▶ _Stated goal_: Restate each of the lines below word for word and drop every picture.

------------------------------------------------

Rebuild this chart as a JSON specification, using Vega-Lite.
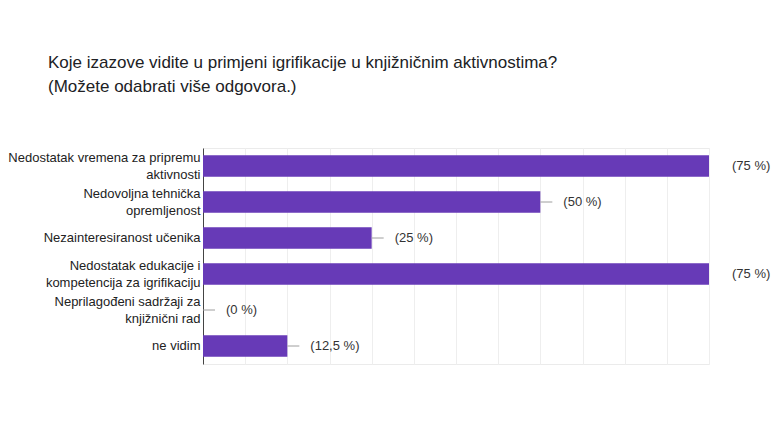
{
  "$schema": "https://vega.github.io/schema/vega-lite/v6.json",
  "width": 506,
  "height": 216,
  "autosize": "none",
  "padding": {"left": 203, "top": 148, "right": 65, "bottom": 77},
  "background": "white",
  "title": {
    "text": ["Koje izazove vidite u primjeni igrifikacije u knjižničnim aktivnostima?", "(Možete odabrati više odgovora.)"],
    "anchor": "start",
    "frame": "group",
    "dx": -155,
    "offset": 52,
    "font": "Liberation Sans",
    "fontSize": 17,
    "fontWeight": "normal",
    "color": "#202124",
    "lineHeight": 24
  },
  "data": {
    "values": [
      {"label": "Nedostatak vremena za pripremu|aktivnosti", "pct": 75, "text": "(75 %)"},
      {"label": "Nedovoljna tehnička|opremljenost", "pct": 50, "text": "(50 %)"},
      {"label": "Nezainteresiranost učenika", "pct": 25, "text": "(25 %)"},
      {"label": "Nedostatak edukacije i|kompetencija za igrifikaciju", "pct": 75, "text": "(75 %)"},
      {"label": "Neprilagođeni sadržaji za|knjižnični rad", "pct": 0, "text": "(0 %)"},
      {"label": "ne vidim", "pct": 12.5, "text": "(12,5 %)"}
    ]
  },
  "config": {
    "view": {"stroke": "#ebebeb", "strokeWidth": 1},
    "font": "Liberation Sans"
  },
  "encoding": {
    "y": {
      "field": "label",
      "type": "nominal",
      "sort": null,
      "title": null,
      "scale": {"paddingInner": 0.4, "paddingOuter": 0.2},
      "axis": {
        "labelExpr": "split(datum.label, '|')",
        "labelFont": "Liberation Sans",
        "labelFontSize": 13,
        "labelColor": "#222222",
        "labelLineHeight": 17,
        "labelOffset": {"condition": {"test": "indexof(datum.value, '|') >= 0", "value": -8.5}, "value": 0},
        "labelPadding": 3,
        "labelLimit": 300,
        "ticks": false,
        "domainColor": "#444444",
        "domainWidth": 1
      }
    }
  },
  "layer": [
    {
      "mark": {"type": "bar", "color": "#673ab7"},
      "encoding": {
        "x": {
          "field": "pct",
          "type": "quantitative",
          "scale": {"domain": [0, 75], "nice": false},
          "axis": {
            "values": [0, 6.25, 12.5, 18.75, 25, 31.25, 37.5, 43.75, 50, 56.25, 62.5, 68.75, 75],
            "labels": false,
            "ticks": false,
            "domain": false,
            "title": null,
            "grid": true,
            "gridColor": "#eeeeee",
            "gridWidth": 1
          }
        }
      }
    },
    {
      "mark": {"type": "rule", "color": "#9e9e9e", "strokeWidth": 1, "x2Offset": 12, "clip": true},
      "encoding": {
        "x": {"field": "pct", "type": "quantitative"},
        "x2": {"field": "pct"}
      }
    },
    {
      "mark": {"type": "text", "align": "left", "dx": 23, "font": "Liberation Sans", "fontSize": 13, "color": "#333333"},
      "encoding": {
        "x": {"field": "pct", "type": "quantitative"},
        "text": {"field": "text"}
      }
    }
  ]
}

------------------------------------------------

▶ _Reply_:
Rebuild this chart as a JSON specification, using Vega-Lite.
{
  "$schema": "https://vega.github.io/schema/vega-lite/v6.json",
  "width": 506,
  "height": 216,
  "autosize": "none",
  "padding": {"left": 203, "top": 148, "right": 65, "bottom": 77},
  "background": "white",
  "title": {
    "text": ["Koje izazove vidite u primjeni igrifikacije u knjižničnim aktivnostima?", "(Možete odabrati više odgovora.)"],
    "anchor": "start",
    "frame": "group",
    "dx": -155,
    "offset": 52,
    "font": "Liberation Sans",
    "fontSize": 17,
    "fontWeight": "normal",
    "color": "#202124",
    "lineHeight": 24
  },
  "data": {
    "values": [
      {"label": "Nedostatak vremena za pripremu|aktivnosti", "pct": 75, "text": "(75 %)"},
      {"label": "Nedovoljna tehnička|opremljenost", "pct": 50, "text": "(50 %)"},
      {"label": "Nezainteresiranost učenika", "pct": 25, "text": "(25 %)"},
      {"label": "Nedostatak edukacije i|kompetencija za igrifikaciju", "pct": 75, "text": "(75 %)"},
      {"label": "Neprilagođeni sadržaji za|knjižnični rad", "pct": 0, "text": "(0 %)"},
      {"label": "ne vidim", "pct": 12.5, "text": "(12,5 %)"}
    ]
  },
  "config": {
    "view": {"stroke": "#ebebeb", "strokeWidth": 1},
    "font": "Liberation Sans"
  },
  "encoding": {
    "y": {
      "field": "label",
      "type": "nominal",
      "sort": null,
      "title": null,
      "scale": {"paddingInner": 0.4, "paddingOuter": 0.2},
      "axis": {
        "labelExpr": "split(datum.label, '|')",
        "labelFont": "Liberation Sans",
        "labelFontSize": 13,
        "labelColor": "#222222",
        "labelLineHeight": 17,
        "labelOffset": {"condition": {"test": "indexof(datum.value, '|') >= 0", "value": -8.5}, "value": 0},
        "labelPadding": 3,
        "labelLimit": 300,
        "ticks": false,
        "domainColor": "#444444",
        "domainWidth": 1
      }
    }
  },
  "layer": [
    {
      "mark": {"type": "bar", "color": "#673ab7"},
      "encoding": {
        "x": {
          "field": "pct",
          "type": "quantitative",
          "scale": {"domain": [0, 75], "nice": false},
          "axis": {
            "values": [0, 6.25, 12.5, 18.75, 25, 31.25, 37.5, 43.75, 50, 56.25, 62.5, 68.75, 75],
            "labels": false,
            "ticks": false,
            "domain": false,
            "title": null,
            "grid": true,
            "gridColor": "#eeeeee",
            "gridWidth": 1
          }
        }
      }
    },
    {
      "mark": {"type": "rule", "color": "#9e9e9e", "strokeWidth": 1, "x2Offset": 12, "clip": true},
      "encoding": {
        "x": {"field": "pct", "type": "quantitative"},
        "x2": {"field": "pct"}
      }
    },
    {
      "mark": {"type": "text", "align": "left", "dx": 23, "font": "Liberation Sans", "fontSize": 13, "color": "#333333"},
      "encoding": {
        "x": {"field": "pct", "type": "quantitative"},
        "text": {"field": "text"}
      }
    }
  ]
}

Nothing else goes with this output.